Even with those limitations, the strong-acid model is the accepted method for typical educational calculations and for many low-to-moderate concentration analytical tasks.

Common mistakes when people calculate pH of HCl

1. Using mL directly in the molarity equation without converting to liters.
2. Ignoring final solution volume after dilution.
3. Confusing acid volume with total volume. These are often not the same.
4. Assuming pH can be derived from volume alone. It cannot.
5. Using the wrong logarithm sign. pH is negative log base 10.

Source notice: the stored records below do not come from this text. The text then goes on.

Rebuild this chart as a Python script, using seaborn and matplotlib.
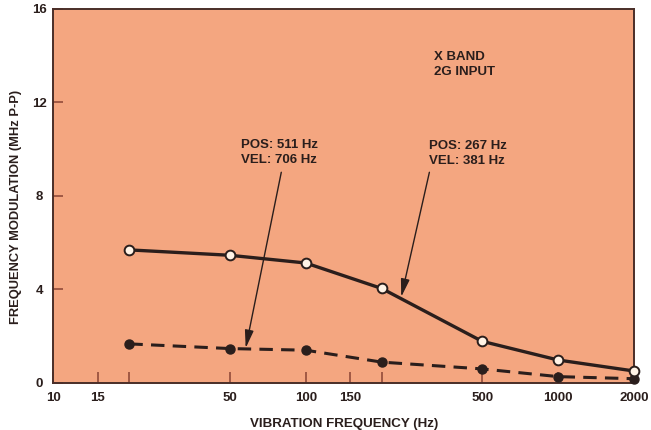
import matplotlib
matplotlib.use("Agg")
import matplotlib.pyplot as plt
import pandas as pd
import seaborn as sns
from matplotlib.ticker import FixedLocator, FixedFormatter, NullLocator

# Vibration frequency of each measurement (Hz)
freq_hz = [20, 50, 100, 200, 500, 1000, 2000]
# Peak-to-peak frequency modulation (MHz), open-circle curve
fm_open = [5.68, 5.45, 5.12, 4.03, 1.77, 0.97, 0.50]
# Peak-to-peak frequency modulation (MHz), filled-circle curve
fm_filled = [1.66, 1.46, 1.39, 0.88, 0.59, 0.26, 0.17]

x_ticks = [10, 15, 20, 50, 100, 150, 200, 500, 1000, 2000]
x_tick_labels = ["10", "15", "", "50", "100", "150", "", "500", "1000", "2000"]
y_ticks = [0, 4, 8, 12, 16]

sns.set_theme(style="white")
plt.rcParams["font.family"] = ["Liberation Sans", "DejaVu Sans"]

ink = "#2a1e1c"
spine_col = "#4a2e28"
tick_col = "#8a4434"
panel = "#f4a680"

fig = plt.figure(figsize=(6.51, 4.30), dpi=100)
ax = fig.add_axes([0.082, 0.110, 0.892, 0.870])
ax.set_facecolor(panel)

df = pd.DataFrame({"freq": freq_hz, "open": fm_open, "filled": fm_filled})

sns.lineplot(data=df, x="freq", y="filled", ax=ax, color=ink, lw=2.2,
             marker="o", markersize=6.5, markerfacecolor=ink,
             markeredgecolor=ink, markeredgewidth=1.0, clip_on=False,
             zorder=3)
sns.lineplot(data=df, x="freq", y="open", ax=ax, color=ink, lw=2.4,
             marker="o", markersize=7, markerfacecolor="#fff3e6",
             markeredgecolor=ink, markeredgewidth=1.4, clip_on=False,
             zorder=4)
ax.lines[0].set_dashes([4.4, 2.7])

ax.set_xscale("log")
ax.set_xlim(10, 2000)
ax.set_ylim(0, 16)

ax.xaxis.set_major_locator(FixedLocator(x_ticks))
ax.xaxis.set_major_formatter(FixedFormatter(x_tick_labels))
ax.xaxis.set_minor_locator(NullLocator())
ax.yaxis.set_major_locator(FixedLocator(y_ticks))

ax.tick_params(axis="x", bottom=True, direction="in", length=8, width=1.1,
               color=tick_col, pad=6.5, labelsize=9.5, labelcolor=ink)
ax.tick_params(axis="y", left=True, direction="in", length=7, width=1.1,
               color=tick_col, pad=10, labelsize=9.5, labelcolor=ink)
for lab in ax.get_yticklabels():
    lab.set_horizontalalignment("center")
for lab in ax.get_xticklabels() + ax.get_yticklabels():
    lab.set_fontweight("bold")

for s in ax.spines.values():
    s.set_visible(True)
    s.set_color(spine_col)
    s.set_linewidth(1.4)

ax.set_xlabel("VIBRATION FREQUENCY (Hz)", fontsize=9.6, fontweight="bold",
              color=ink)
ax.set_ylabel("FREQUENCY MODULATION (MHz P-P)", fontsize=9.3,
              fontweight="bold", color=ink)
ax.xaxis.set_label_coords(0.5, -0.095)
ax.yaxis.set_label_coords(-0.054, 0.47)

txt = dict(fontsize=9.5, fontweight="bold", color=ink, ha="left",
           va="center", linespacing=1.35)
ax.text(321, 13.6, "X BAND\n2G INPUT", **txt)
ax.text(55.5, 9.85, "POS: 511 Hz\nVEL: 706 Hz", **txt)
ax.text(309, 9.8, "POS: 267 Hz\nVEL: 381 Hz", **txt)

arrow = dict(arrowstyle="-|>,head_length=0.9,head_width=0.22", color=ink,
             lw=1.0, shrinkA=0, shrinkB=0)
ax.annotate("", xy=(57.8, 1.48), xytext=(80, 9.0), arrowprops=arrow)
ax.annotate("", xy=(239, 3.67), xytext=(309, 9.0), arrowprops=arrow)

fig.savefig("out.png", dpi=100, facecolor="white")
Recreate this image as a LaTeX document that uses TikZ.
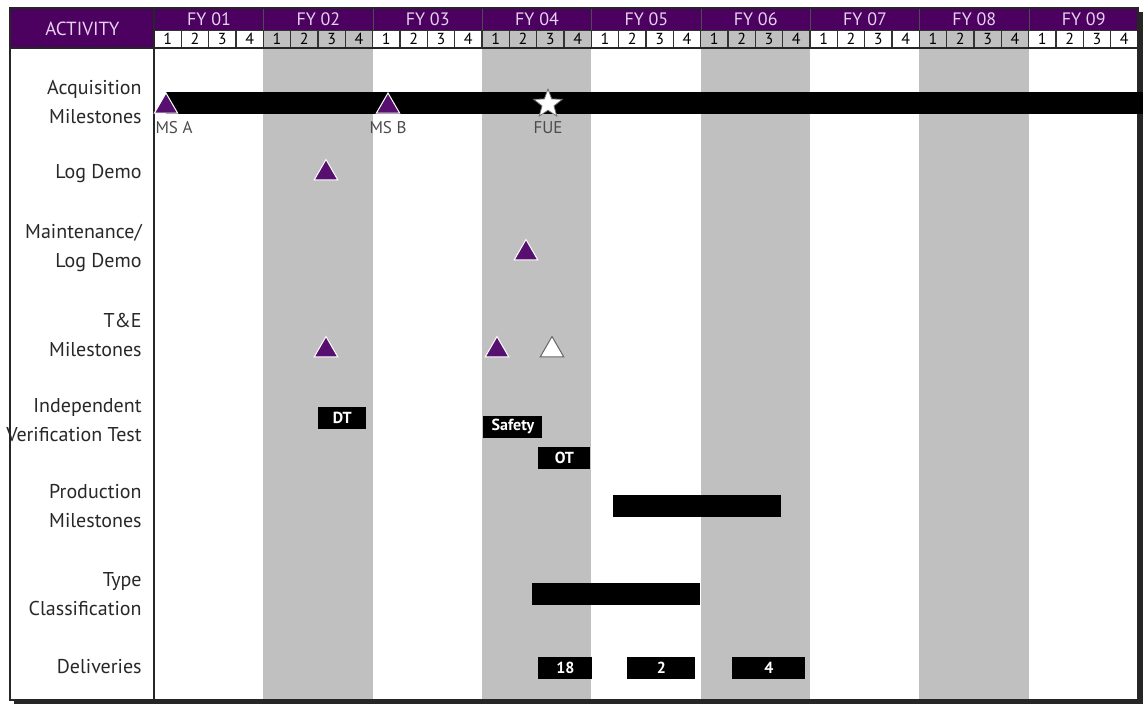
\documentclass[tikz,border=0pt]{standalone}
\usepackage{fontspec}
\setmainfont{PT Sans}
\usetikzlibrary{shapes.geometric, positioning}
\definecolor{hdrpurple}{RGB}{76,0,96}
\definecolor{mspurple}{RGB}{88,16,112}
\definecolor{colgray}{RGB}{192,192,192}
\definecolor{lbltext}{RGB}{40,40,40}
\definecolor{fytext}{RGB}{228,210,238}

\begin{document}
\begin{tikzpicture}[
    x=1pt, y=-1pt,
    thick,
    row label/.style={anchor=east, align=right, text=lbltext, font=\fontsize{20}{29}\selectfont, inner sep=0pt},
    fy node/.style={fill=hdrpurple, draw=black!70, text=fytext, minimum width=109.33pt, minimum height=22pt, inner sep=0pt, anchor=north west, font=\fontsize{18}{18}\selectfont},
    quarter node/.style={draw=black!80, line width=1.3pt, minimum width=27.33pt, minimum height=17pt, inner sep=0pt, font=\fontsize{16}{16}\selectfont},
    ms node/.style={regular polygon, regular polygon sides=3, fill=mspurple, draw=white, line width=1pt, minimum size=27pt, inner sep=0pt},
    open node/.style={ms node, fill=white, draw=black!60},
    bar node/.style={fill=black, text=white, anchor=west, inner sep=0pt, minimum height=22pt, font=\bfseries\fontsize{16}{16}\selectfont},
    ms label/.style={text=black!70, font=\fontsize{17}{17}\selectfont, inner sep=0pt}
]
\useasboundingbox (0,0) rectangle (1143,706);

% Frame and shadow
\fill[black!85] (14,12) rectangle (1143,704);
\fill[white] (10,8) rectangle (1138,700);

% Year columns and header
\node[fill=hdrpurple, text=fytext, minimum width=144pt, minimum height=40pt, inner sep=0pt, anchor=north west, font=\fontsize{19}{19}\selectfont] (activity) at (10,8) {ACTIVITY};
\foreach \yr [count=\i from 0] in {01,02,03,04,05,06,07,08,09} {
    \pgfmathsetmacro{\xa}{154+\i*109.33}
    \pgfmathtruncatemacro{\odd}{mod(\i,2)}
    \ifnum\odd=1
        \fill[colgray] (\xa,48) rectangle ++(109.33,652);
        \def\qfill{colgray}
    \else
        \def\qfill{white}
    \fi
    \node[fy node] (fy\i) at (\xa,8) {FY \yr};
    \foreach \q in {1,...,4}
        \node[quarter node, fill=\qfill] (q\i-\q) at (\xa+\q*27.33-13.67,39) {\q};
}
\draw[black!85, line width=1.5pt] (10,48) -- (1138,48);
\draw[black!85, line width=1.5pt] (154,8) -- (154,700);
\draw[black!85, line width=1.5pt] (10,8) rectangle (1138,700);

% Row labels
\node[row label] (acqlbl) at (142,102.5) {Acquisition\\Milestones};
\node[row label] (loglbl) at (142,174) {Log Demo};
\node[row label] (mntlbl) at (142,247.5) {Maintenance/\\Log Demo};
\node[row label] (telbl) at (142,334.5) {T\&E\\Milestones};
\node[row label] (ivtlbl) at (142,420) {Independent\\Verification Test};
\node[row label] (prodlbl) at (142,506.5) {Production\\Milestones};
\node[row label] (typelbl) at (142,594.5) {Type\\Classification};
\node[row label] (dellbl) at (142,667) {Deliveries};

% Acquisition milestones
\node[bar node, minimum width=977pt] (acqbar) at (166,103) {};
\node[ms node] (msa) at (166,106.5) {};
\node[ms node] (msb) at (388,106.5) {};
\node[star, star points=5, star point ratio=2.4, fill=white, draw=black!55, line width=0.8pt, minimum size=30pt, inner sep=0pt] (fue) at (548,104) {};
\node[ms label] (msalbl) at (174,128) {MS A};
\node[ms label] (msblbl) at (388,128) {MS B};
\node[ms label] (fuelbl) at (548,128) {FUE};

% Demos and T&E
\node[ms node] (logdemo) at (326,173) {};
\node[ms node] (mntdemo) at (526,253) {};
\node[ms node] (te1) at (326,350) {};
\node[ms node] (te2) at (497,350) {};
\node[open node] (te3) at (552,350) {};

% Tests
\node[bar node, minimum width=48pt] (dt) at (318,417.5) {DT};
\node[bar node, minimum width=59pt] (safety) at (483,426.5) {Safety};
\node[bar node, minimum width=52pt] (ot) at (538,458) {OT};

% Production, type classification, deliveries
\node[bar node, minimum width=168pt] (prod) at (613,505.5) {};
\node[bar node, minimum width=168pt] (typecl) at (532,593.5) {};
\node[bar node, minimum width=54pt] (del18) at (538,668) {18};
\node[bar node, minimum width=68pt] (del2) at (627,668) {2};
\node[bar node, minimum width=73pt] (del4) at (732,668) {4};

\end{tikzpicture}
\end{document}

When this calculation matters in real work

Knowing how to calculate the pH of a measured HCl aliquot matters in many settings: preparing calibration solutions, planning titrations, verifying cleaning solutions, adjusting process water, training students in acid-base chemistry, and checking whether a dilution falls into a safe handling range. A volume as small as 0.111 mL is realistic for micropipette work, so understanding how that tiny dose affects final pH is especially useful in laboratory practice.

Reliable chemistry references

If you want to validate the theory or compare your calculation with established chemical guidance, these authoritative sources are useful:

• U.S. Environmental Protection Agency: pH overview
• LibreTexts Chemistry from university-hosted educational materials
• NIST Chemistry WebBook

Final takeaway

To calculate the pH of 0.111 mL HCl, always begin by asking two more questions: what is the molarity of the HCl, and what is the final solution volume? Once those are known, the calculation is straightforward. Convert the aliquot to liters, determine moles, divide by the total liters to get final hydrogen ion concentration, and then apply the pH equation. The calculator above automates those steps and also visualizes how dilution shifts pH, making it easy to test different scenarios in seconds.

Educational note: this calculator is intended for standard aqueous, strong-acid approximation problems. For highly concentrated acid systems, high-precision metrology, or unusual solvent conditions, more advanced activity-based models may be required.